I recently read on social media praise for someone I know, someone about whom I know some negative things. I realized that if I posted my negative comments, those would be held to much higher standards than are positive comments. I might be sued for defamation, and many would apply a social norm to me which demands that one defend negative comments with concrete supporting evidence. We don’t have such a norm regarding positive comments.
While the Romans allowed one to sue for damages when someone defamed you even by saying true things, we today only allow that when someone says false negative things, although at common law the burden of proof is on the person accused of defamation to prove their negative claim. The message is: don’t say negative things about others in public if you can’t prove them in court.
Presumably the reason we now allow suits for false defamation is that we see a net social harm there; others are liable to be misled, causing misallocations of resources and relations. In addition, resources may be wasted in back-and-forth defamation battles. But it seems to me that we should also expect similar social harms to result from false positive comments, not just false negative comments. So maybe we should consider having law discourage those as well.
With negative comments it is the defamer who pays the person defamed, even though it is the larger society who in fact suffers the net social harm. The person defamed is just a convenient party we give an incentive to sue. But defamation law would serve a similar social function if we turned it into a bounty, where anyone could sue and collect it. So an obvious option for false positive comments would be to make that into a bounty.
It seems counterproductive to expect the person who is falsely praised to sue someone for doing that. Their incentive can be weak, and if they win they gain twice, from the false claim and from the suit. So my proposal is: let anyone sue re a false positive claim, the first person to succeed gains a bounty amount equal to the court’s estimate of the false gain that resulted. Again put the burden of proof on the person who made the claim. So just as with defamation today, the bounty hunter would have to show some substantial net monetary equivalent gain to the person who was falsely praised, and that could be the amount awarded to that hunter.
Yes, in our world where false praise isn’t punished there’s a lot of it, which isn’t believed so much, and thus each instance causes less harm. But that would also be true if we didn’t allow suing for defamation; a lot more criticism would happen, which would be believed less. If this isn’t a reason to allow defamation, it isn’t a reason not to allow suits against false praise.
Of course, I don’t expect people to leap to implement my proposal. I offer it as a thought experiment, to help us think about *why* we don’t like this, even though its justification seems similarly strong to our usual justification for allowing false defamation lawsuits. Why is false praise seen as so much less harmful than false criticism?
In the current system we can choose to communicate high probability factual disqualifications for someone as well as more fuzzy gestalt judgements based on low probability concerns. We simply moderate the amount of exaggerated praise we offer.
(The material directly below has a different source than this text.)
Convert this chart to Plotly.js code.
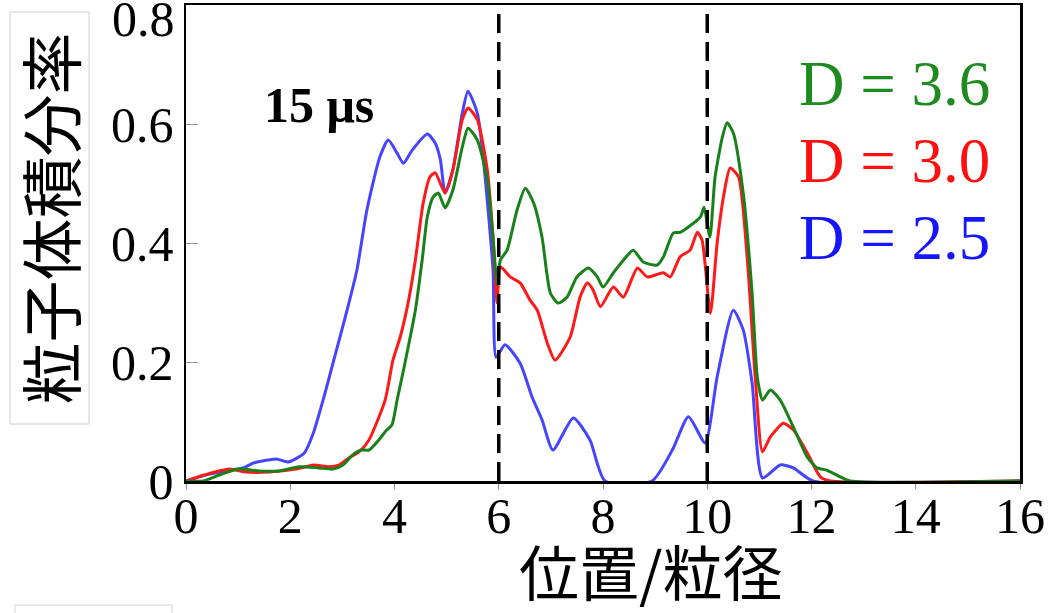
<!DOCTYPE html>
<html>
<head>
<meta charset="utf-8">
<script src="https://cdn.plot.ly/plotly-3.0.1.min.js"></script>
<style>
  html, body { margin: 0; padding: 0; background: #ffffff; }
  #chart { width: 1057px; height: 613px; }
</style>
</head>
<body>
<div id="chart"></div>
<script>
// Particle volume fraction profiles at 15 μs for three D values
const seriesNames = ['D = 2.5', 'D = 3.0', 'D = 3.6'];

const blueX = [0, 0.38, 0.83, 1.1, 1.29, 1.73, 1.96, 2.27, 2.44, 2.63, 2.82, 3.09, 3.28, 3.47, 3.72, 3.88, 4.05, 4.17, 4.34, 4.63, 4.78, 4.88, 4.97, 5.12, 5.3, 5.41, 5.59, 5.7, 5.89, 5.95, 6.12, 6.41, 6.64, 6.83, 7.04, 7.43, 7.75, 8.04, 8.94, 9.33, 9.64, 9.96, 10.19, 10.5, 10.69, 10.86, 11.06, 11.4, 11.65, 12.03, 16];
const blueY = [0, 0.01, 0.018, 0.022, 0.03, 0.037, 0.032, 0.047, 0.08, 0.136, 0.198, 0.287, 0.355, 0.455, 0.545, 0.573, 0.551, 0.534, 0.556, 0.583, 0.568, 0.54, 0.484, 0.523, 0.618, 0.655, 0.618, 0.545, 0.355, 0.208, 0.229, 0.198, 0.141, 0.103, 0.052, 0.106, 0.069, 0, 0, 0.052, 0.108, 0.064, 0.175, 0.287, 0.254, 0.165, 0.005, 0.027, 0.022, 0, 0];

const redX = [0, 0.35, 0.83, 1.15, 1.6, 2.11, 2.44, 2.74, 2.94, 3.13, 3.32, 3.51, 3.82, 3.97, 4.11, 4.26, 4.4, 4.55, 4.68, 4.78, 4.97, 5.12, 5.3, 5.41, 5.59, 5.78, 5.89, 5.97, 6.03, 6.22, 6.41, 6.6, 6.74, 6.93, 7.08, 7.37, 7.56, 7.7, 7.81, 7.95, 8.2, 8.39, 8.66, 8.85, 9.16, 9.29, 9.48, 9.67, 9.81, 9.9, 10.06, 10.19, 10.31, 10.44, 10.6, 10.77, 10.92, 11.06, 11.21, 11.46, 11.65, 11.92, 12.17, 12.36, 16];
const redY = [0, 0.01, 0.02, 0.015, 0.015, 0.02, 0.027, 0.024, 0.027, 0.039, 0.049, 0.069, 0.136, 0.203, 0.242, 0.299, 0.371, 0.467, 0.511, 0.518, 0.484, 0.523, 0.607, 0.627, 0.607, 0.523, 0.41, 0.299, 0.36, 0.343, 0.333, 0.304, 0.287, 0.232, 0.203, 0.242, 0.309, 0.333, 0.321, 0.293, 0.326, 0.309, 0.358, 0.343, 0.35, 0.343, 0.377, 0.388, 0.418, 0.405, 0.282, 0.4, 0.477, 0.526, 0.511, 0.371, 0.175, 0.049, 0.074, 0.097, 0.086, 0.047, 0.007, 0, 0];

const greenX = [0, 0.33, 0.63, 1.02, 1.4, 1.79, 2.17, 2.55, 2.82, 3.01, 3.2, 3.36, 3.51, 3.7, 3.84, 3.95, 4.05, 4.2, 4.4, 4.53, 4.63, 4.74, 4.84, 4.97, 5.12, 5.3, 5.41, 5.59, 5.78, 5.88, 5.97, 6.03, 6.16, 6.35, 6.51, 6.67, 6.83, 6.99, 7.14, 7.31, 7.5, 7.72, 7.89, 8.0, 8.2, 8.39, 8.58, 8.77, 9.04, 9.16, 9.35, 9.48, 9.67, 9.87, 9.94, 10.05, 10.15, 10.29, 10.38, 10.5, 10.69, 10.86, 10.96, 11.06, 11.21, 11.4, 11.65, 11.92, 12.11, 12.3, 12.55, 12.74, 16];
const greenY = [0, 0, 0.01, 0.02, 0.017, 0.017, 0.024, 0.022, 0.02, 0.027, 0.044, 0.052, 0.052, 0.069, 0.085, 0.094, 0.136, 0.198, 0.287, 0.371, 0.444, 0.477, 0.484, 0.459, 0.489, 0.561, 0.593, 0.573, 0.506, 0.42, 0.33, 0.371, 0.388, 0.455, 0.492, 0.467, 0.41, 0.316, 0.299, 0.309, 0.343, 0.358, 0.343, 0.326, 0.35, 0.371, 0.388, 0.368, 0.363, 0.377, 0.417, 0.418, 0.429, 0.444, 0.46, 0.41, 0.511, 0.578, 0.602, 0.585, 0.484, 0.316, 0.175, 0.136, 0.153, 0.136, 0.091, 0.04, 0.022, 0.018, 0.007, 0, 0];

// Interface positions marked with dashed lines
const boundaries = [6, 10];

// Axis ticks
const xTickVals = [0, 2, 4, 6, 8, 10, 12, 14, 16];
const yTickVals = [0, 0.2, 0.4, 0.6, 0.8];
const yTickText = ['0', '0.2', '0.4', '0.6', ''];

const lineColors = ['#4545ff', '#ff1a1a', '#1a801a'];
const labelColors = ['#1515ff', '#ff1010', '#1f8a1f'];
const labelY = [0.408, 0.538, 0.667];

const serif = 'Liberation Serif, Times New Roman, serif';
const cjk = 'Noto Sans CJK JP, sans-serif';

const xs = [blueX, redX, greenX];
const ys = [blueY, redY, greenY];

const traces = xs.map((x, i) => ({
  type: 'scatter',
  mode: 'lines',
  name: seriesNames[i],
  x: x,
  y: ys[i],
  line: { color: lineColors[i], width: 3, shape: 'spline', smoothing: 0.6 },
  hoverinfo: 'skip'
}));

const shapes = boundaries.map(b => ({
  type: 'line', xref: 'x', yref: 'paper',
  x0: b, x1: b, y0: 0, y1: 1,
  line: { color: '#000000', width: 3.5, dash: '19px,9px' },
  layer: 'above'
}));

// frame around the vertical axis title
shapes.push({
  type: 'rect', xref: 'paper', yref: 'paper',
  x0: -0.211, x1: -0.1163, y0: 0.1197, y1: 0.9853,
  line: { color: '#cfcfcf', width: 1 }, fillcolor: 'rgba(0,0,0,0)'
});
shapes.push({
  type: 'rect', xref: 'paper', yref: 'paper',
  x0: -0.205, x1: -0.0168, y0: -0.31, y1: -0.2605,
  line: { color: '#d5d5d5', width: 1 }, fillcolor: 'rgba(0,0,0,0)'
});

const annotations = seriesNames.map((name, i) => ({
  xref: 'x', yref: 'y', x: 11.73, y: labelY[i],
  xanchor: 'left', yanchor: 'middle', showarrow: false,
  text: name,
  font: { family: serif, size: 63, color: labelColors[i] }
}));

annotations.push({
  xref: 'x', yref: 'y', x: 1.45, y: 0.632,
  xanchor: 'left', yanchor: 'middle', showarrow: false,
  text: '<b>15 μs</b>',
  font: { family: serif, size: 50, color: '#000000' }
});

// top tick label of the y axis
annotations.push({
  xref: 'paper', yref: 'paper', x: -0.011, y: 1.0,
  xanchor: 'right', yanchor: 'top', yshift: 16, showarrow: false,
  text: '0.8',
  font: { family: serif, size: 50, color: '#000000' }
});

annotations.push({
  xref: 'paper', yref: 'paper', x: 0.5576, y: -0.185,
  xanchor: 'center', yanchor: 'middle', showarrow: false,
  text: '位置/粒径',
  font: { family: cjk, size: 60, color: '#000000' }
});

annotations.push({
  xref: 'paper', yref: 'paper', x: -0.1637, y: 0.5525,
  xanchor: 'center', yanchor: 'middle', showarrow: false,
  textangle: -90,
  text: '粒子体積分率',
  font: { family: cjk, size: 62, color: '#000000' }
});

const layout = {
  width: 1057, height: 613,
  margin: { l: 186, r: 37, t: 5, b: 132 },
  paper_bgcolor: '#ffffff', plot_bgcolor: '#ffffff',
  showlegend: false,
  xaxis: {
    range: [0, 16], tickvals: xTickVals, ticktext: xTickVals.map(String),
    showgrid: false, zeroline: false,
    showline: true, mirror: true, linecolor: '#000000', linewidth: 2.5,
    ticks: 'outside', ticklen: 5, tickcolor: '#888888', tickwidth: 1,
    tickfont: { family: serif, size: 50, color: '#000000' },
    ticklabelstandoff: -16,
    layer: 'below traces'
  },
  yaxis: {
    range: [0, 0.8], tickvals: yTickVals, ticktext: yTickText,
    showgrid: false, zeroline: false,
    showline: true, mirror: true, linecolor: '#000000', linewidth: 2.5,
    ticks: 'inside', ticklen: 12, tickcolor: '#999999', tickwidth: 1,
    tickfont: { family: serif, size: 50, color: '#000000' },
    layer: 'below traces'
  },
  shapes: shapes,
  annotations: annotations
};

Plotly.newPlot('chart', traces, layout, { displayModeBar: false, staticPlot: true });
</script>
</body>
</html>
If you start policing that exaggerated praise too sharply it becomes impossible for someone to convey the fact that a job applicant has always seemed to collect suspiciously lucky data sets (but maybe it's nothing) without outright accusing them of fabricating data.
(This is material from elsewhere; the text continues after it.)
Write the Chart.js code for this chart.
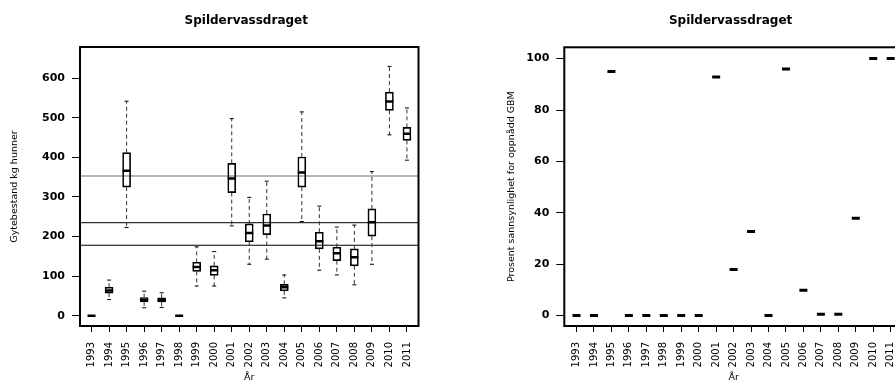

I guess I'm suggesting that failing to offer exaggerated praise seems to much more effectively communicate to most humans that you have some relatively low probability worries about someone than by actually stating the probabilities. And you can't really make normal human psych work with probability judgements in context of libel law (what would people think if I went around asserting that with probability 1% you looked at child porn…even if that is just the population base rate).
While I like the idea of discouraging false praise I don't think this is a good or plausible solution for a couple reasons.
1. A positive libel bounty hunter would (unlike a libel victim under current law) would have every incentive to look for people engaged in speculative low confidence speech and try to squeeze them for money when they get something wrong. When only the victim of libel can sue and such lawsuits are usually money losing against private individuals the desire not to look like a dick encourages them to accept an apology when someone simply makes a mistake in an off the cuff conversation. I fear this would highly deter such speech.
2. The very tendency you mention about holding negative claims up to far higher scrutiny means that people can simply offer vague praise or praise in the form of an opinion which renders it (for good reason) immune from libel suits. Since people don't scrutinize positive remarks the way they do negative ones there won't be the same demand for specific hard details.
3. I think we are pretty good at distinguishing mere puffery or flattery from real information rich claims. What we really learn from random vague positive statements is just that the lauded individual is regarded (by some) as having high status and/or power (true or people wouldn't make them). When people are truly trying to evaluate someone they look for more specific claims which are pretty well deterred by the same reputational forces that deter most negative false claims (libel in the US today is really more about a recourse in the case of intentional harassment/campaign to harm).